Amid some of the lowest nonferrous scrap prices the recycling industry has seen in recent years, the slight bounce across the board in early October, touched off by a Glencore announcement of production cutbacks for zinc, seemed to signal how volatile the sector can be.
Will Adams, head of research for the commodities research service Fastmarkets (www.fastmarkets.com), observes that while a surplus of refined copper was expected this year and next, supply disruptions have tempered those expectations.
“These have been large and unexpected,” Adams says of the disruptions, adding that the production cutbacks “certainly reduced the size of the anticipated surplus,” firming prices.
He says low prices on the London Metal Exchange in recent months likely have sparked some producers to make cuts.
Furthermore, he says the markets seemed to breathe a sigh of relief in early October with expectations that the U.S. Federal Reserve Bank’s Federal Open Market Committee perhaps wasn’t ready to raise interest rates.
On the flip side, however, concerns about the slowdown in China’s economy and its related slowing demand for commodities continue to dog copper markets, Adams says.
“People are fairly pessimistic about growth rates in China,” he says. “We still see it slowing down, and that’s the main reason why prices are under pressure.”
Brian Shine, president of Manitoba Corp., based in Buffalo, New York, observes that the rise in copper pricing of around 8 cents per pound has led to a flurry of scrap buying activity, proving the volatility of the business from day to day.

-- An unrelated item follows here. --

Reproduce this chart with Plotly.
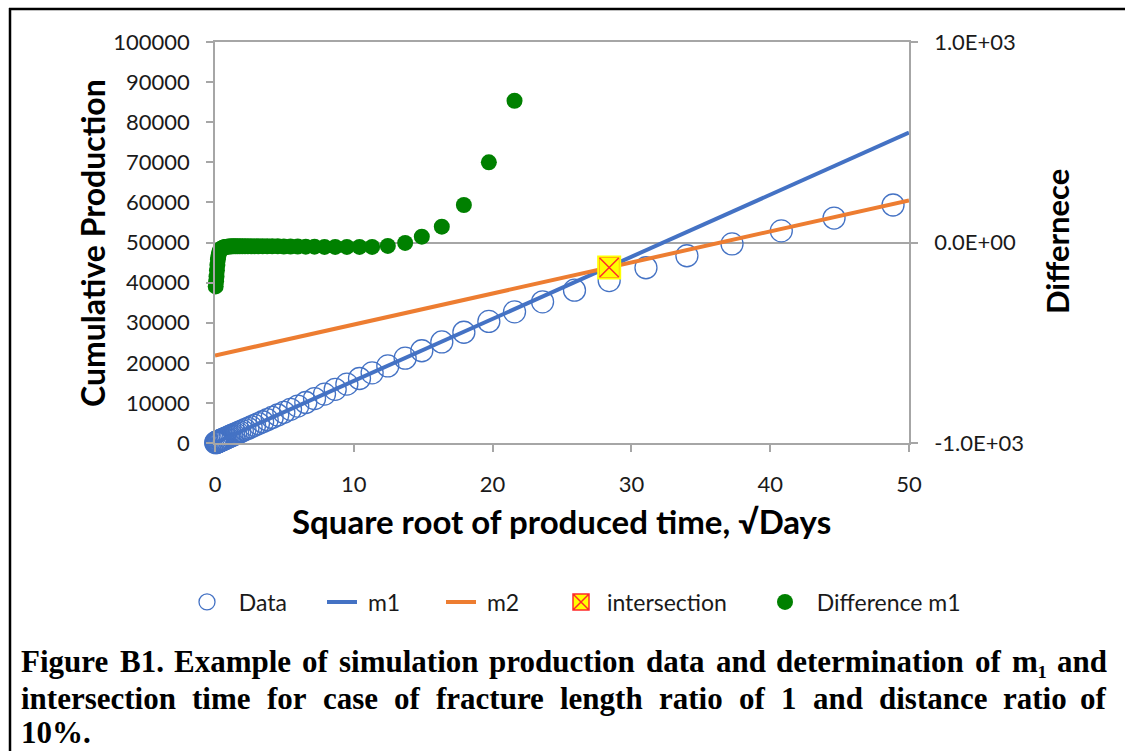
import plotly.graph_objects as go

# ---------------- data ----------------
sqrt_days = [0.05, 0.08, 0.11, 0.14, 0.17, 0.21, 0.25, 0.30, 0.35, 0.41, 0.47, 0.54,
             0.62, 0.70, 0.79, 0.88, 0.98, 1.09, 1.21, 1.34, 1.48, 1.63, 1.79, 1.97,
             2.16, 2.37, 2.60, 2.85, 3.13, 3.43, 3.76, 4.12, 4.52, 4.96, 5.44, 5.96,
             6.54, 7.17, 7.89, 8.66, 9.50, 10.41, 11.32, 12.45, 13.70, 14.90, 16.34,
             17.93, 19.73, 21.58, 23.60, 25.90, 28.40, 31.05, 34.00, 37.25, 40.80,
             44.60, 48.85]
cum_prod = [80, 120, 170, 220, 260, 320, 390, 460, 540, 630, 730, 830,
            960, 1080, 1220, 1360, 1510, 1680, 1870, 2070, 2290, 2520, 2770, 3040,
            3340, 3660, 4020, 4400, 4840, 5300, 5810, 6370, 6980, 7660, 8400, 9210,
            10100, 11080, 12190, 13380, 14680, 16080, 17490, 19230, 21160, 23010, 25200,
            27620, 30320, 32700, 35200, 38100, 40500, 43700, 46700, 49650, 52900,
            56100, 59350]

diff_x = [0.05, 0.08, 0.11, 0.14, 0.17, 0.21, 0.25, 0.30, 0.35, 0.41, 0.47, 0.54,
          0.62, 0.70, 0.79, 0.88, 0.98, 1.09, 1.21, 1.34, 1.48, 1.63, 1.79, 1.97,
          2.16, 2.37, 2.60, 2.85, 3.13, 3.43, 3.76, 4.12, 4.52, 4.96, 5.44, 5.96,
          6.54, 7.17, 7.89, 8.66, 9.50, 10.41, 11.32, 12.45, 13.70, 14.90, 16.34,
          17.93, 19.73, 21.58]
diff_m1 = [-219, -195, -170, -140, -112, -85, -65, -50, -40, -34, -30, -27,
           -25, -23, -22, -21, -20, -20, -19, -19, -19, -19, -19, -19,
           -19, -19, -19, -19, -19, -19, -19, -19, -19, -20, -20, -20,
           -21, -21, -22, -22, -22, -22, -22, -17, -2, 29, 79,
           187, 400, 707]

m1_x = [0, 50]
m1_y = [0, 77400]
m2_x = [0, 50]
m2_y = [21800, 60500]

inter_x = [28.4]
inter_y = [43750]

x_ticks = [0, 10, 20, 30, 40, 50]
y_ticks = [0, 10000, 20000, 30000, 40000, 50000, 60000, 70000, 80000, 90000, 100000]
y_tick_labels = [str(v) for v in y_ticks]
y2_ticks = [-1000, 0, 1000]
y2_labels = ["-1.0E+03", "0.0E+00", "1.0E+03"]

# caption, split into justified word groups
caption_lines = [
    ["Figure", "B1.", "Example", "of", "simulation", "production", "data", "and",
     "determination", "of", "m\u2081", "and"],
    ["intersection", "time", "for", "case", "of", "fracture", "length", "ratio", "of",
     "1", "and", "distance", "ratio", "of"],
    ["10%."],
]
caption_justified = [True, True, False]

# ---------------- geometry helpers ----------------
W, H = 1125, 751
L, R, T, B = 215, 909, 42, 443


def px(x):
    return (x - L) / (R - L)


def py(y):
    return (B - y) / (B - T)


BLUE = "#4472C4"
ORANGE = "#ED7D31"
GREEN = "#008000"
AXIS = "#A6A6A6"
TXT = "#1a1a1a"
FONT = "Lato"

fig = go.Figure()

fig.add_trace(go.Scatter(
    x=sqrt_days, y=cum_prod, mode="markers", name="\u00a0\u00a0Data", cliponaxis=False,
    legend="legend",
    marker=dict(symbol="circle-open", size=22, color=BLUE, line=dict(width=1.3, color=BLUE)),
))
fig.add_trace(go.Scatter(
    x=m1_x, y=m1_y, mode="lines", name="\u00a0m1", legend="legend2",
    line=dict(color=BLUE, width=4),
))
fig.add_trace(go.Scatter(
    x=m2_x, y=m2_y, mode="lines", name="\u00a0m2", legend="legend3",
    line=dict(color=ORANGE, width=4),
))
fig.add_trace(go.Scatter(
    x=inter_x, y=inter_y, mode="markers", name="\u00a0intersection", cliponaxis=False,
    legend="legend4",
    marker=dict(symbol="square-x", size=21, color="#FFFF00", line=dict(width=1.5, color="#FF2A2A")),
))
fig.add_trace(go.Scatter(
    x=inter_x, y=inter_y, mode="markers", showlegend=False, cliponaxis=False, hoverinfo="skip",
    marker=dict(symbol="square-open", size=22, color="#FFFF00", line=dict(width=2, color="#FFFF00")),
))
fig.add_trace(go.Scatter(
    x=diff_x, y=diff_m1, mode="markers", name="\u00a0\u00a0Difference m1", yaxis="y2",
    cliponaxis=False, legend="legend5",
    marker=dict(symbol="circle", size=16, color=GREEN),
))

tickfont = dict(family=FONT, size=22, color=TXT)
legfont = dict(family=FONT, size=23, color=TXT)
LEG_Y = py(602)


def leg(xpx):
    return dict(orientation="h", x=px(xpx), xanchor="left", y=LEG_Y, yanchor="middle",
                font=legfont, bgcolor="rgba(0,0,0,0)", borderwidth=0)


fig.update_layout(
    width=W, height=H,
    margin=dict(l=L, r=W - R, t=T, b=H - B, pad=0),
    paper_bgcolor="white", plot_bgcolor="white",
    showlegend=True,
    legend=leg(187), legend2=leg(322), legend3=leg(441), legend4=leg(561), legend5=leg(765),
    xaxis=dict(range=[0, 50], tickvals=x_ticks, showgrid=False, zeroline=False,
               showline=True, linecolor=AXIS, linewidth=1.5, mirror=True,
               ticks="outside", ticklen=7, tickcolor=AXIS, tickwidth=1.5,
               tickfont=tickfont, ticklabelstandoff=14),
    yaxis=dict(range=[0, 100000], tickvals=y_ticks, ticktext=y_tick_labels,
               showgrid=False, zeroline=False,
               showline=True, linecolor=AXIS, linewidth=1.5,
               ticks="outside", ticklen=7, tickcolor=AXIS, tickwidth=1.5,
               tickfont=tickfont, ticklabelstandoff=12),
    yaxis2=dict(range=[-1000, 1000], tickvals=y2_ticks, ticktext=y2_labels,
                overlaying="y", side="right", showgrid=False,
                zeroline=True, zerolinecolor=AXIS, zerolinewidth=1.5,
                showline=True, linecolor=AXIS, linewidth=1.5,
                ticks="outside", ticklen=7, tickcolor=AXIS, tickwidth=1.5,
                tickfont=tickfont, ticklabelstandoff=12),
)

annotations = [
    dict(text="<b>Cumulative Production</b>", x=px(92), y=py(243), textangle=-90,
         font=dict(family=FONT, size=32, color="black")),
    dict(text="<b>Square root of produced time, \u221aDays</b>", x=px(561), y=py(521),
         font=dict(family=FONT, size=33, color="black")),
    dict(text="<b>Differnece</b>", x=px(1057), y=py(242), textangle=-90,
         font=dict(family=FONT, size=31, color="black")),
]

# --- justified caption (Times-Bold advance widths, per 1000 em) ---
TB = {' ': 250, '.': 250, ',': 250, '%': 1000, 'B': 667, 'E': 667, 'F': 611,
      'a': 500, 'b': 556, 'c': 444, 'd': 556, 'e': 444, 'f': 333, 'g': 500, 'h': 556,
      'i': 278, 'j': 333, 'k': 556, 'l': 278, 'm': 833, 'n': 556, 'o': 500, 'p': 556,
      'q': 556, 'r': 444, 's': 389, 't': 333, 'u': 556, 'v': 500, 'w': 722, 'x': 500,
      'y': 500, 'z': 444, '\u2081': 350}
CAP_SIZE = 31
CAP_L, CAP_R = 20, 1108
CAP_HALF = 19  # half of the single-line box height used for top anchoring


def word_width(w):
    return sum(TB.get(c, 500) for c in w) * CAP_SIZE / 1000.0


cap_y = [662, 699, 733]
cap_font = dict(family="Liberation Serif", size=CAP_SIZE, color="black")
for words, yy, just in zip(caption_lines, cap_y, caption_justified):
    ytop = py(yy - CAP_HALF)
    if not just:
        annotations.append(dict(text="<b>" + " ".join(words) + "</b>", x=px(CAP_L), y=ytop,
                                xanchor="left", yanchor="top", font=cap_font))
        continue
    widths = [word_width(w) for w in words]
    gap = (CAP_R - CAP_L - sum(widths)) / (len(words) - 1)
    xcur = CAP_L
    for i, (w, ww) in enumerate(zip(words, widths)):
        if i == len(words) - 1:
            annotations.append(dict(text="<b>" + w + "</b>", x=px(CAP_R), y=ytop,
                                    xanchor="right", yanchor="top", font=cap_font))
        else:
            annotations.append(dict(text="<b>" + w + "</b>", x=px(xcur), y=ytop,
                                    xanchor="left", yanchor="top", font=cap_font))
        xcur += ww + gap

for a in annotations:
    a.update(xref="paper", yref="paper", showarrow=False,
             yanchor=a.get("yanchor", "middle"),
             xanchor=a.get("xanchor", "center"), borderpad=0)
fig.update_layout(annotations=annotations)

fig.update_layout(shapes=[
    dict(type="line", xref="paper", yref="paper", x0=px(9), x1=px(1130), y0=py(9), y1=py(9),
         line=dict(color="black", width=2.5)),
    dict(type="line", xref="paper", yref="paper", x0=px(10), x1=px(10), y0=py(8), y1=py(760),
         line=dict(color="black", width=2.5)),
])

fig.write_html("out.html")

However, he says recent weeks and months have been very quiet in terms of consumer demand, which to some extent is normal around this time of the year. Still, he says, “It may be kind of a limp to the finish line.”

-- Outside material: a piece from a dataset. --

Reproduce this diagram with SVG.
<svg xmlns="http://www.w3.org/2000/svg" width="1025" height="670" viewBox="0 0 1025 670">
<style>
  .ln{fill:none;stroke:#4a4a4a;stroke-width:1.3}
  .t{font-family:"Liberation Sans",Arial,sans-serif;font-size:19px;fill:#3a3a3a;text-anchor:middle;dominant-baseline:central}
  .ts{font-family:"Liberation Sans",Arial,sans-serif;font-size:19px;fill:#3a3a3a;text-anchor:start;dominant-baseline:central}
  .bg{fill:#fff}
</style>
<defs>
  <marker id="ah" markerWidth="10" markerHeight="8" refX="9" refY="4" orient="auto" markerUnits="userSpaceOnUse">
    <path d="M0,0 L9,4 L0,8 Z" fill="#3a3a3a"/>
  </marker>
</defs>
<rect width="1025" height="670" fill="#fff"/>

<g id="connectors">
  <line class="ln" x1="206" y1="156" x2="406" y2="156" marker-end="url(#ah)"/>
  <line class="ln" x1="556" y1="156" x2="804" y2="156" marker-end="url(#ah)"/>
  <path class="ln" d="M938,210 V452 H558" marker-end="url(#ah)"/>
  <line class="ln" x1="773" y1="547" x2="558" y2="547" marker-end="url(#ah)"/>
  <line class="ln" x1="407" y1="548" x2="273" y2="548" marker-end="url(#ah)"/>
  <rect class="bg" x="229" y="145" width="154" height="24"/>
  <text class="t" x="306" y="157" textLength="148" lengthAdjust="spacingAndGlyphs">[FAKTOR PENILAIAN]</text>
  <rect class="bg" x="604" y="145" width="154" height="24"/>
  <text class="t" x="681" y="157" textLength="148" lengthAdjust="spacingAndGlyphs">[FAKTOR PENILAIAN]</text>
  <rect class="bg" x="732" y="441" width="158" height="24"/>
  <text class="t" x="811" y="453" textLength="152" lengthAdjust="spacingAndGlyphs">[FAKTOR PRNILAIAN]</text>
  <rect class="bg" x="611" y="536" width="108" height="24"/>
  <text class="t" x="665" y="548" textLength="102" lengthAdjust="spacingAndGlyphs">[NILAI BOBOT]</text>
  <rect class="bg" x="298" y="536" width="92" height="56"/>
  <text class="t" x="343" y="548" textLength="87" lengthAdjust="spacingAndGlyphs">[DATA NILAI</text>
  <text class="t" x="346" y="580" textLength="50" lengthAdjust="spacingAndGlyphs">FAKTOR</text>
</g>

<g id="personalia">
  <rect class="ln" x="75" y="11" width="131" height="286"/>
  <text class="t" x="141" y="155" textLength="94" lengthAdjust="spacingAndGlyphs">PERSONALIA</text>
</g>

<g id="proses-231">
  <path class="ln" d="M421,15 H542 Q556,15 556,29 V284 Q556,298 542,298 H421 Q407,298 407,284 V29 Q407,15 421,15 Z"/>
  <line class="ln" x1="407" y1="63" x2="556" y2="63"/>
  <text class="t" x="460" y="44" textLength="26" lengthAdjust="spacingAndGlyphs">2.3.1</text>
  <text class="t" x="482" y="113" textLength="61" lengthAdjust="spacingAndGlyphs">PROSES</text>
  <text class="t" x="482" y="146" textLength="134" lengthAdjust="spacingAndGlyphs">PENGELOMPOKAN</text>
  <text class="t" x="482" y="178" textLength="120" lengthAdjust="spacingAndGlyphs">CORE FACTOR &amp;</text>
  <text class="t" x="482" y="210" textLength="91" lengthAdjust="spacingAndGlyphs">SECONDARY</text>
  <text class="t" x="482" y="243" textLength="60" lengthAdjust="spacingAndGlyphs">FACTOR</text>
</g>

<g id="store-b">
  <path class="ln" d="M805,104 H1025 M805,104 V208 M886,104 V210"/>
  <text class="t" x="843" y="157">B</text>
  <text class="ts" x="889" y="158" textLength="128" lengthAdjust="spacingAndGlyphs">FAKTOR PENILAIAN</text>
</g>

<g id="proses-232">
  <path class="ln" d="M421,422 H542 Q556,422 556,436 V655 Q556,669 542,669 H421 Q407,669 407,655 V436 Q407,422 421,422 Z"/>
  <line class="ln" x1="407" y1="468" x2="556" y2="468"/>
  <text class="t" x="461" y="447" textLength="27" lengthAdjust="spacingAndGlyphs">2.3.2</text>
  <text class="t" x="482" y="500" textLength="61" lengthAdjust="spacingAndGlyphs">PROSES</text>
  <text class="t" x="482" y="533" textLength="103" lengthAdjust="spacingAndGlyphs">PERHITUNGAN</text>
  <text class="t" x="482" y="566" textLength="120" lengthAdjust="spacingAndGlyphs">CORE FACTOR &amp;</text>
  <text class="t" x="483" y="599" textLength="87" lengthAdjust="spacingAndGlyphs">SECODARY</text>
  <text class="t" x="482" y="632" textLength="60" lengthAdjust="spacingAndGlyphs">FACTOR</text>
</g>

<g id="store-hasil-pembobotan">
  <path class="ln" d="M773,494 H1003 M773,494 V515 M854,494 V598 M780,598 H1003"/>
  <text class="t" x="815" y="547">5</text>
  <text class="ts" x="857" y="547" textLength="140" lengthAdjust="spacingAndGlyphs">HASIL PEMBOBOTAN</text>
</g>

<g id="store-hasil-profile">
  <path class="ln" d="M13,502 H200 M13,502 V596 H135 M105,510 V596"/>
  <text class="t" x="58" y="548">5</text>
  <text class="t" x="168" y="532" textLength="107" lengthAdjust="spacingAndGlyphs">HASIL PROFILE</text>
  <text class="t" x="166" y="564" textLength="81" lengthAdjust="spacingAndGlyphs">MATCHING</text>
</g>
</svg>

He adds, “Everyone is scrambling to make sales, so consumers are taking the position of just-in-time inventory, and even ‘just-just-in time.’”
A highly unusual facet of today’s markets, Shine says, is that while generation is down, spreads on scrap have been reasonable. “With demand being really weak, processors don’t have to reach as much,” he explains.
Regarding aluminum scrap prices, Matt Kripke, president of the nonferrous scrap brokerage business Kripke Enterprises, Toledo, Ohio, conjectures that based on his 22 years of industry experience, “we have to be near a bottom on aluminum.”
Kripke says that while retail generation has begun to slow over the last couple of months, industrial generation remains strong.
“A lot of those grades that are steel-driven are just not coming in,” he says. One example is 356 aluminum wheels, which have dropped in volume significantly from a year ago. Kripke says the low price of steel has made it difficult for auto wreckers to purchase cars.
Aluminum extrusions are strong, Kripke says, with good competition for high-grade mill scrap.
“There’s no shortage of people willing to quote and pay aggressive numbers on those items,” he says, adding that billet makers seem to have the strongest appetites for those items now.